O MInistério Público (Ufficio del promotore di giustizia) é objeto do art. 12 da LOJ, sendo composto por um titular e dois adjuntos. Os promotores de Justiça do Vaticano têm autonomia e independência funcional para o exercício das funções do Ministério Público. Segundo o art. 13.3 da Lei, a seção de Polícia Judiciária da Gendarmeria do Vaticano está funcionalmente subordinada ao Ministério Público. Perante os tribunais de segunda e terceira instância, funcionam mais dois promotores de Justiça, um para cada grau.

Os membros do Ministério Público e os juízes, todos com o tratamento de magistrati, são juristas indicados pelo Papa, entre professores e advogados. Já o tribunal comum mais alto do Vaticano é composto por três cardeais. Tais autoridades, quando no cargo (durante munere) são considerados cidadãos vaticanos, conforme o art. 4º da LOJ.

Conforme a Lei Fundamental de 1929 e os arts. 7º e 8º da Lei sobre as Fontes do Direito, aplicam-se no Vaticano o direito penal e o direito processual penal comuns, fortemente influenciados pela legislação italiana. O Código Penal italiano de 1889 (Codice Zanardelli) foi adotado em 1929, por ocasião dos Acordos de Latrão e amplamente reformado em 1969. A última grande atualização ocorreu em 2013 como consequência da adesão do Vaticano às convenções das Nações Unidas contra o Crime Organizado Transnacional (Palermo, 2000) e contra o Tráfico Internacional de Drogas (Viena, 1988) em 2012, e do ingresso do país na Convenção contra a Corrupção (Mérida, 2003), em 2016. No entanto, “o ordenamento jurídico vaticano reconhece no ordenamento canônico sua principal fonte normativa e seu principal critério de referência interpretativa”.

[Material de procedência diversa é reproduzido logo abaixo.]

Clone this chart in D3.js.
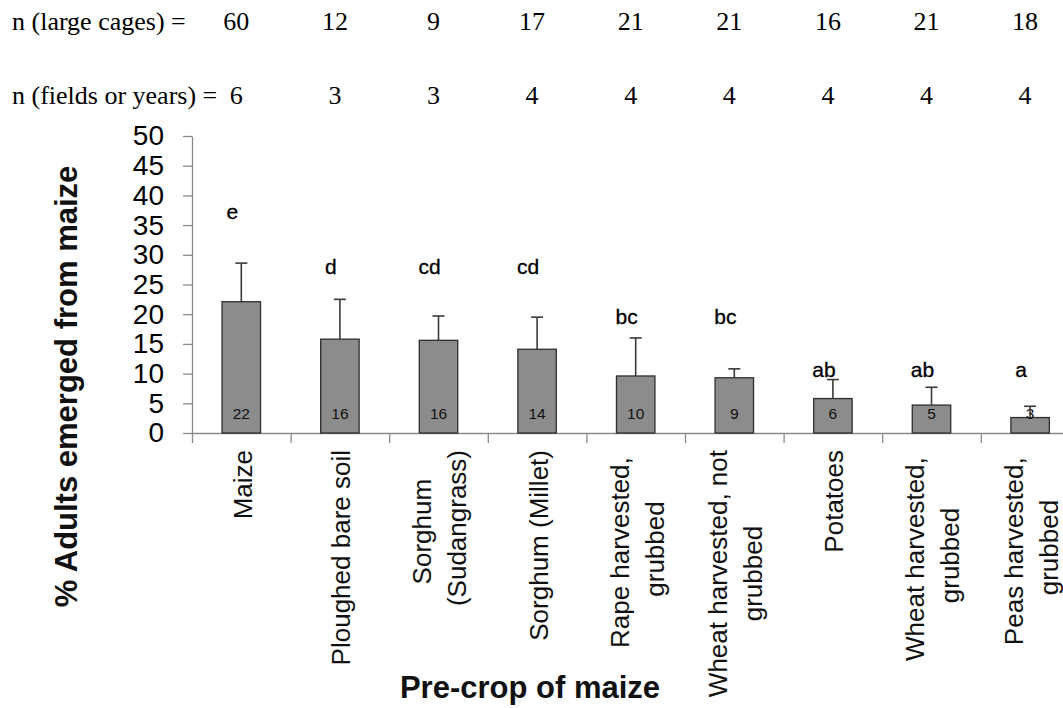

Como é fácil notar, o sistema prisional Vaticano é exíguo. As poucas celas são controladas pelo Corpo della Gendarmeria dello Stato della Città del Vaticano. Em caso de condenação, os réus podem cumprir penas de até 35 anos em prisões italianas, conforme os Acordos de Latrão. Não há prisão perpétua no país.